One more thing: as far as object-orientation and python are concerned, a difference in my view is that fortran does not really encourage type-bound procedures, in part because it is a relatively new standard (e.g. not compatible with a number of tools, and less rationally, it is just unusual) and because it breaks handy behavior such as procedure-free derived type copy (type(mytype) :: t1, t2 and t2 = t1). That means you often have to import the type and all would-be type-bound procedures, instead of just the class. This alone makes fortran code more verbose compared to python, and practical solutions like a prefix naming convention may come in handy.
IMO, the bottom line is: choose your coding style for people who will read it (this includes your later self), as taught by python. The best is the more verbose use ..., only: ... at each import, but in some cases a simple naming convention will do it (if you are disciplined enough...).
Yes, please use use module, only: .... For large code bases with multiple programmers, it makes the code easier to follow by everyone (or just use grep).
Please do not use include, use a smaller module for that instead. Include is a text insert of source code which is not checked by the compiler at the same level as use module, see: FORTRAN: Difference between INCLUDE and modules. Include generally makes it harder for both humans and computer to use the code which means it should not be used. Ex. from mpi-forum: "The use of the mpif.h include file is strongly discouraged and may be deprecated in a future version of MPI." (http://mpi-forum.org/docs/mpi-3.1/mpi31-report/node411.htm).
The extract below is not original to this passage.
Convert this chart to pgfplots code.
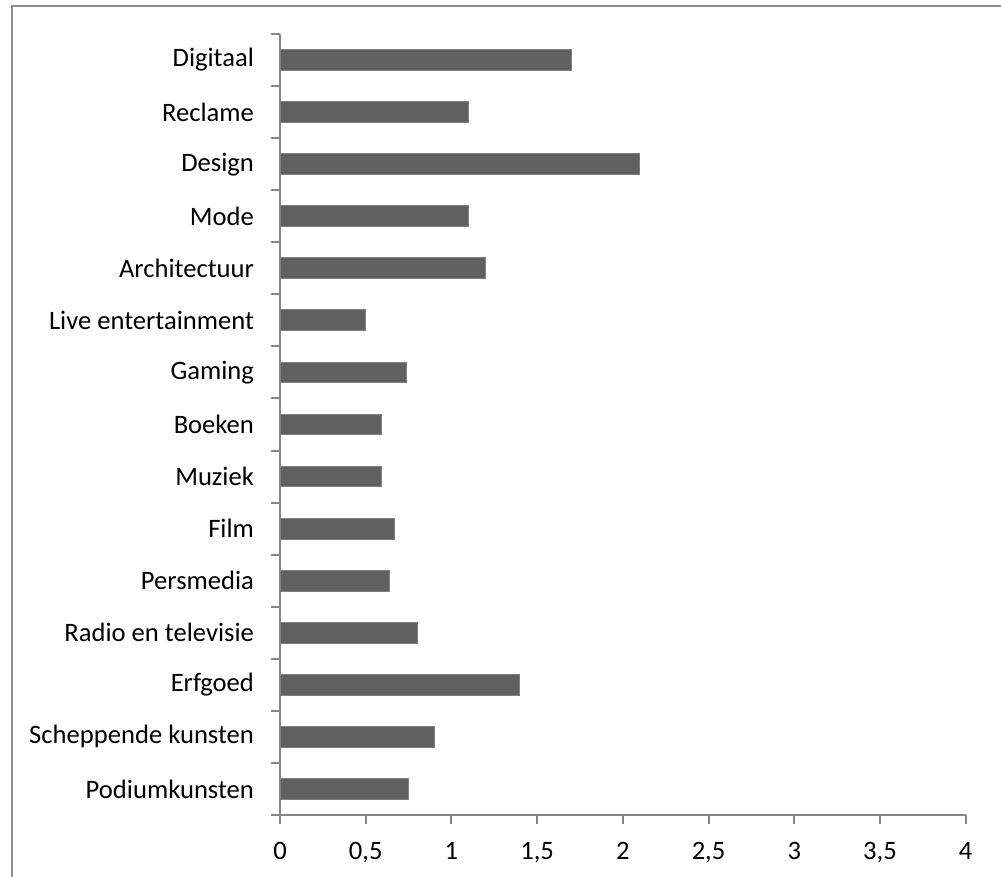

I know I'm a little late to the party, but if you're only after a set of constants and not necessarily computed values, you could do like C and create an include file:
inside a file,
e.g., constants.for
real, parameter :: pi = 3.14
real, parameter :: g = 6.67384e-11
...
program main
use module1, only : func1, subroutine1, func2
implicit none
include 'constants.for'
...
end program main
Edited to remove "real(4)" as some think it is bad practice.